- _WRITTEN EXERCISE_: Omit every picture, and retype the lines that run from the beginning of the data below through the line containing "import seaborn as sns", inclusive.

* BEGIN *

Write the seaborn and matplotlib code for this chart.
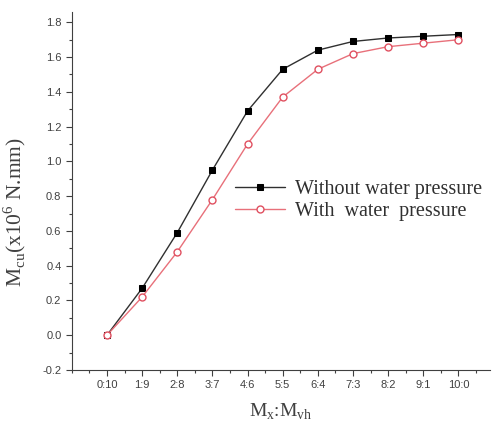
import numpy as np
import pandas as pd
import matplotlib
matplotlib.use("Agg")
import matplotlib.pyplot as plt
from matplotlib.ticker import AutoMinorLocator, MultipleLocator
import seaborn as sns

# values
ratios = ["0:10", "1:9", "2:8", "3:7", "4:6", "5:5", "6:4", "7:3", "8:2", "9:1", "10:0"]
without_wp = [0.0, 0.27, 0.59, 0.95, 1.29, 1.53, 1.64, 1.69, 1.71, 1.72, 1.73]
with_wp = [0.0, 0.22, 0.48, 0.78, 1.10, 1.37, 1.53, 1.62, 1.66, 1.68, 1.70]

sns.set_style("ticks")
plt.rcParams['font.family'] = ['Liberation Sans', 'DejaVu Sans']

df = pd.DataFrame({"idx": np.arange(len(ratios)), "without": without_wp, "with": with_wp})

fig = plt.figure(figsize=(4.92, 4.33), dpi=100)
ax = fig.add_axes([0.146, 0.1455, 0.85, 0.827])

sns.lineplot(data=df, x="idx", y="without", ax=ax, color="#303030", lw=1.0,
             marker="s", markersize=5, markerfacecolor="black", markeredgecolor="black",
             label="Without water pressure")
sns.lineplot(data=df, x="idx", y="with", ax=ax, color="#e8707a", lw=1.0,
             marker="o", markersize=5, markerfacecolor="white", markeredgecolor="#e05060",
             markeredgewidth=1.0, label="With  water  pressure")

ax.set_xlim(-1, 10.9)
ax.set_ylim(-0.2, 1.86)
ax.set_xticks(np.arange(len(ratios)))
ax.set_xticklabels(ratios)
ax.yaxis.set_major_locator(MultipleLocator(0.2))
ax.yaxis.set_minor_locator(AutoMinorLocator(2))
ax.xaxis.set_minor_locator(AutoMinorLocator(2))
ax.yaxis.set_major_formatter(matplotlib.ticker.FormatStrFormatter("%.1f"))

for s in ["top", "right"]:
    ax.spines[s].set_visible(False)
for s in ["left", "bottom"]:
    ax.spines[s].set_color("#404040")
ax.tick_params(axis="both", which="major", labelsize=8, colors="#404040", length=4, width=0.8)
ax.tick_params(axis="both", which="minor", length=2.5, width=0.8, color="#404040")

serif = ['Liberation Serif', 'DejaVu Serif']
ax.set_xlabel(r"M$_{\mathregular{x}}$:M$_{\mathregular{vh}}$", family=serif, fontsize=14, color="#404040", labelpad=8)
ax.set_ylabel(r"M$_{\mathregular{cu}}$(x10$^{\mathregular{6}}$ N.mm)", family=serif, fontsize=15.5, color="#404040")
ax.yaxis.set_label_coords(-0.105, 0.44)

leg = ax.legend(loc="upper left", bbox_to_anchor=(0.366, 0.56), frameon=False, borderpad=0,
                prop={"family": serif, "size": 14.5}, handlelength=2.5, handletextpad=0.5,
                labelspacing=0.15)
for t in leg.get_texts():
    t.set_color("#303030")

fig.savefig("out.png", dpi=100)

* END *

- _ANSWER IN FULL_:
Write the seaborn and matplotlib code for this chart.
import numpy as np
import pandas as pd
import matplotlib
matplotlib.use("Agg")
import matplotlib.pyplot as plt
from matplotlib.ticker import AutoMinorLocator, MultipleLocator
import seaborn as sns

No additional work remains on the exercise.